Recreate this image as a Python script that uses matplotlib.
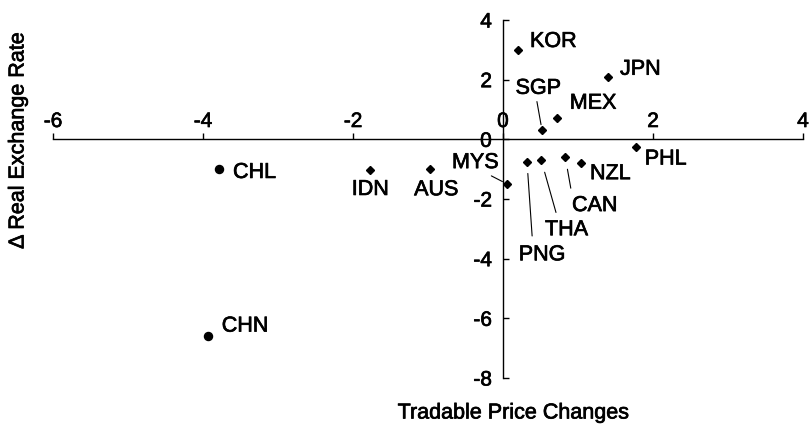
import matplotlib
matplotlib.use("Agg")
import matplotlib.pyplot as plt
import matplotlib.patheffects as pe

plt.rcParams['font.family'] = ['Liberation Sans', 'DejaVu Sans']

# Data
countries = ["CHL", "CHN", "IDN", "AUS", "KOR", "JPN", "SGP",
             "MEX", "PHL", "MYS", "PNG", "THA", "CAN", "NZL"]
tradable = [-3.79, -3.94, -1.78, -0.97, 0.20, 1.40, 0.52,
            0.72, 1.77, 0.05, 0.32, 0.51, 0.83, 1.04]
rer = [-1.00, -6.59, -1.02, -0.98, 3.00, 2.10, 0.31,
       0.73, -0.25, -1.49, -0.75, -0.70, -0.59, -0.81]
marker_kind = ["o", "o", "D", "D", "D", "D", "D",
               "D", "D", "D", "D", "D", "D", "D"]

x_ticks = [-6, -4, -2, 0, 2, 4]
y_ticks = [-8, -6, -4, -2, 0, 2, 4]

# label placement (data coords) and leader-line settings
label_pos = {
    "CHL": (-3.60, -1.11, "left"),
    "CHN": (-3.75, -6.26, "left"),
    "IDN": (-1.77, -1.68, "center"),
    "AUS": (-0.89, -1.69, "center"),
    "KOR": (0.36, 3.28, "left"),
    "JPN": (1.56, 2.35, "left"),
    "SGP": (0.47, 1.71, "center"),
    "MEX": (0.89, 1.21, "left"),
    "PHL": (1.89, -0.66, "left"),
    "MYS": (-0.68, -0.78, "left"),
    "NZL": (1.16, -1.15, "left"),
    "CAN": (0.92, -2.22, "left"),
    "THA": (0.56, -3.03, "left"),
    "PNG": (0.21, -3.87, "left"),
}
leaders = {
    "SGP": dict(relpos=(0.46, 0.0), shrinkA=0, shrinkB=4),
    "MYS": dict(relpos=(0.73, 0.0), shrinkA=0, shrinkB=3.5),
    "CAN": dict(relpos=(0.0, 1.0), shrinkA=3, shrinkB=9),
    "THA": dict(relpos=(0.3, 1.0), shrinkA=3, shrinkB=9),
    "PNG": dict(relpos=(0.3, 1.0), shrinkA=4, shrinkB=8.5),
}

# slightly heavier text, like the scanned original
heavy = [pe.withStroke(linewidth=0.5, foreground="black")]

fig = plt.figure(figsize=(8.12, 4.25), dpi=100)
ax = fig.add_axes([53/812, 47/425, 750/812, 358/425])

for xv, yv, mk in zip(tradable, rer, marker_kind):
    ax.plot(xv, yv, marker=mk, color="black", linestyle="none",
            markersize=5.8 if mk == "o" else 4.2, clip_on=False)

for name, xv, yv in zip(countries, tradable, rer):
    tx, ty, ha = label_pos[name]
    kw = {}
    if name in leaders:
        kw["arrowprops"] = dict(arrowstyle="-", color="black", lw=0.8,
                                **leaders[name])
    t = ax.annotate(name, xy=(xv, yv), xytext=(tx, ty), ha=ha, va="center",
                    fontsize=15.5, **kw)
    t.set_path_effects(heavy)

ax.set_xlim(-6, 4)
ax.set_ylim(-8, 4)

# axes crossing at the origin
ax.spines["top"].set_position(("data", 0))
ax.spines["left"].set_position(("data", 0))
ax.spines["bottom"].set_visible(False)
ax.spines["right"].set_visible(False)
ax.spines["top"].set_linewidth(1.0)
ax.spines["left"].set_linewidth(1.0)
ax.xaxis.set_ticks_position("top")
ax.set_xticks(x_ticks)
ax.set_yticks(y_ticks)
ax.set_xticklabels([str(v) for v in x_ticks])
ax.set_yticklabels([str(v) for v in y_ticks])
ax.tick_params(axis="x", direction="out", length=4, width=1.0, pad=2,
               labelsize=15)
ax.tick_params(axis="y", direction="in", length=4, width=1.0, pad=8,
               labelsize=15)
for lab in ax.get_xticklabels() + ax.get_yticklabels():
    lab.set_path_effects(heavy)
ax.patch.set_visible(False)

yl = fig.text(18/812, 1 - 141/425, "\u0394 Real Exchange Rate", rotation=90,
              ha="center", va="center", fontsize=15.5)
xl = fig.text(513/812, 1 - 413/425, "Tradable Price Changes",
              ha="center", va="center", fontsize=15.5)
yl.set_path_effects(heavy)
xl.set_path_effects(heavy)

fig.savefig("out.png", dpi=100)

» **Task directions**
Everything from the top line of the data down to and including the line with "y_ticks = [-8, -6, -4, -2, 0, 2, 4]" is to be copied, except the pictures.

» **Task solution**
Recreate this image as a Python script that uses matplotlib.
import matplotlib
matplotlib.use("Agg")
import matplotlib.pyplot as plt
import matplotlib.patheffects as pe

plt.rcParams['font.family'] = ['Liberation Sans', 'DejaVu Sans']

# Data
countries = ["CHL", "CHN", "IDN", "AUS", "KOR", "JPN", "SGP",
             "MEX", "PHL", "MYS", "PNG", "THA", "CAN", "NZL"]
tradable = [-3.79, -3.94, -1.78, -0.97, 0.20, 1.40, 0.52,
            0.72, 1.77, 0.05, 0.32, 0.51, 0.83, 1.04]
rer = [-1.00, -6.59, -1.02, -0.98, 3.00, 2.10, 0.31,
       0.73, -0.25, -1.49, -0.75, -0.70, -0.59, -0.81]
marker_kind = ["o", "o", "D", "D", "D", "D", "D",
               "D", "D", "D", "D", "D", "D", "D"]

x_ticks = [-6, -4, -2, 0, 2, 4]
y_ticks = [-8, -6, -4, -2, 0, 2, 4]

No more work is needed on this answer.